Friday, September 5, 2008

The princess without her castle

My prince- my one and only true royal attribute-lies asleep in our bed, in a studio apartment, on Anzac Avenue in Auckland NZ. After one too many vodka and lemonades, he rests his hard-working, dragon-slaying head. I, on the other hand, insist that I need to finish my bottle of $10.00 wine and as it is a Saturday soon, I can sleep it off in my royal robes.
I got a phonecall from my mother, the Queen, who lives in Turkey with her lovable Irish husband about an hour ago. She has set my head reeling once again, as parents so gallantly do...about the future and what it holds for me. She said, "you do realise that England is in an economic slump and living in Brighton will be highly expensive for a princess?" and i said, "yes ma'am". She said "you do realise that it was a good move going to NZ and getting out of England?" and i said "yes ma'am". And i know what she was trying to say. My interpretation was that I should avoid England at all costs and yet it is where my ladies-in-waiting hold court and it is where my prince has his Kingdom.

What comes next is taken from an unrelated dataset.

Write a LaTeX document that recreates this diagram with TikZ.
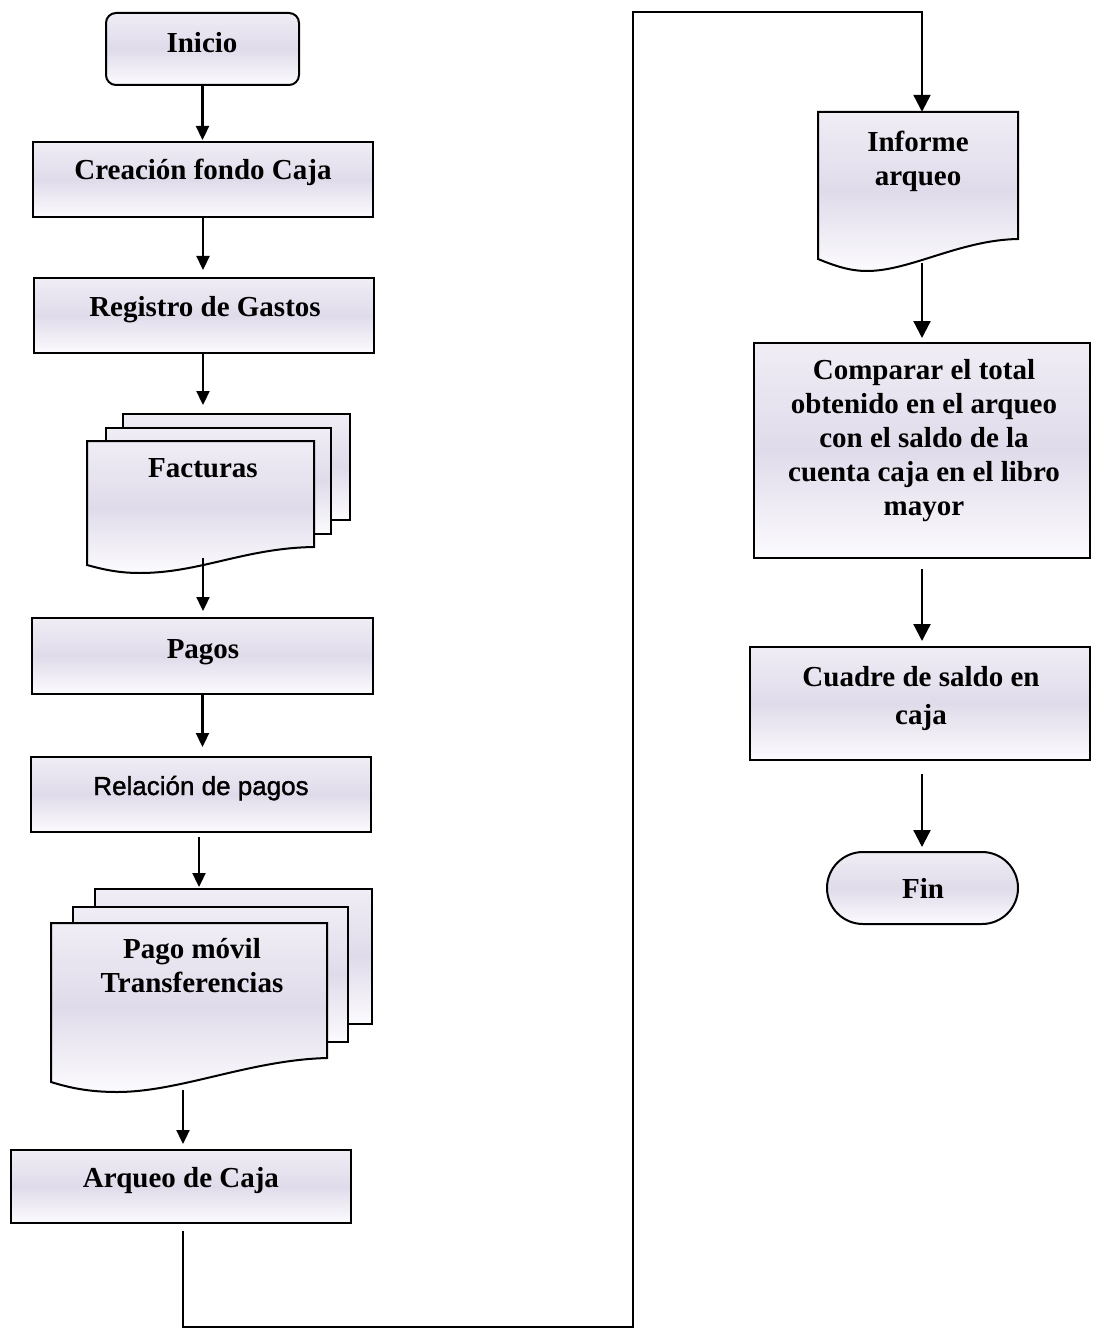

What i wanted to say or shout...(however a princess would go about this matter) was "Where shall I go?!!"
What is a princess to do when she has no castle or Kingdom of her own? Does she willingly follow her prince to rule the Kingdom that she has unwillingly inherited?

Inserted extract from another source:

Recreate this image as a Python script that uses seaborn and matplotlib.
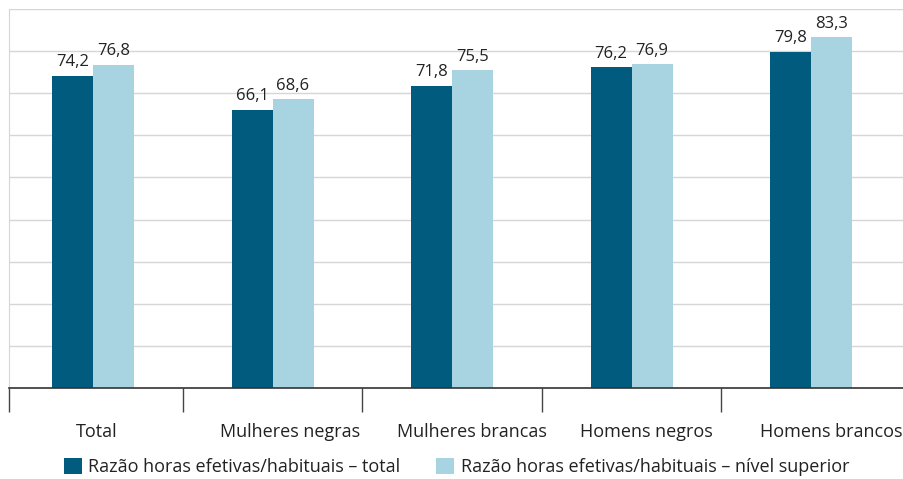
import pandas as pd
import matplotlib.pyplot as plt
import seaborn as sns

# data
categorias = ["Total", "Mulheres negras", "Mulheres brancas", "Homens negros", "Homens brancos"]
serie_total = [74.2, 66.1, 71.8, 76.2, 79.8]
serie_superior = [76.8, 68.6, 75.5, 76.9, 83.3]
nomes_series = ["Razão horas efetivas/habituais – total",
                "Razão horas efetivas/habituais – nível superior"]
cores = ["#005b7f", "#a8d4e2"]

df = pd.DataFrame({
    "categoria": categorias * 2,
    "valor": serie_total + serie_superior,
    "serie": [nomes_series[0]] * len(categorias) + [nomes_series[1]] * len(categorias),
})

sns.set_style("white")
plt.rcParams["font.family"] = ["Open Sans", "DejaVu Sans"]

fig = plt.figure(figsize=(9.04, 4.79), dpi=100)
ax = fig.add_axes([0.00996, 0.19, 0.99004, 0.791])

sns.barplot(data=df, x="categoria", y="valor", hue="serie", order=categorias,
            hue_order=nomes_series, palette=cores, width=0.456, gap=0,
            saturation=1, linewidth=0, ax=ax, legend=True)

# value labels with comma decimals
for cont in ax.containers:
    vals = [b.get_height() for b in cont]
    ax.bar_label(cont, labels=[f"{v:.1f}".replace(".", ",") for v in vals],
                 padding=4, fontsize=12, color="#222222")

ax.set_ylim(0, 90)
ax.set_yticks(range(0, 91, 10))
ax.set_yticklabels([])
ax.tick_params(axis="y", length=0)
ax.yaxis.grid(True, color="#d6d6d6", linewidth=1)
ax.set_axisbelow(True)

# category labels sit a bit right of the bar pairs in the original
desloc = [0.02, 0.10, 0.11, 0.08, 0.11]
ax.set_xlim(-0.468, 4.517)
ax.set_xticks([i + d for i, d in enumerate(desloc)])
ax.set_xticklabels(categorias, fontsize=13, color="#222222")
ax.tick_params(axis="x", which="major", length=0, pad=25)
ax.set_xticks([-0.468, 0.5, 1.5, 2.5, 3.5], minor=True)
ax.tick_params(axis="x", which="minor", bottom=True, length=17, width=1, color="#444444")
ax.set_xlabel("")
ax.set_ylabel("")

for s in ["top", "right"]:
    ax.spines[s].set_visible(False)
ax.spines["left"].set_color("#d6d6d6")
ax.spines["bottom"].set_color("#333333")
ax.spines["bottom"].set_linewidth(1.2)

handles, labels = ax.get_legend_handles_labels()
ax.get_legend().remove()
fig.legend(handles, labels, loc="center", bbox_to_anchor=(0.505, 0.025), ncol=2,
           frameon=False, fontsize=13, handlelength=1.0, handleheight=1.0,
           handletextpad=0.35, columnspacing=2.0, labelcolor="#222222")

fig.savefig("out.png", dpi=100)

Or is she meant to feel this utter sense of "lost" to eventually find her own way and her own Kingdom to rule?
I'm not sure if it is the $10.00 bottle of wine that makes me want to reach out to my prince brother and gain his acceptance or if I just crave some royal family love. Perhaps as he is the older sibling and next in line to the thrown, I feel it is his duty to protect and guide me.
I love my family and it has been a long time since I have craved the togetherness that I had lost a long time ago. Quality time has been reduced to pricey air-fares and foreign phonecalls with time-delayed questions about the future that set my princess head on a jutty carousel.
I guess the point is, I miss my family. I can finally admit it. I miss having a castle to call home.

I'm a 24yr old girl "living the dream" in an exotic country, with a man who loves me to share it, with true friends across the globe and a generous family in each corner of each hemisphere. I am lucky. I am a princess...just lacking the castle.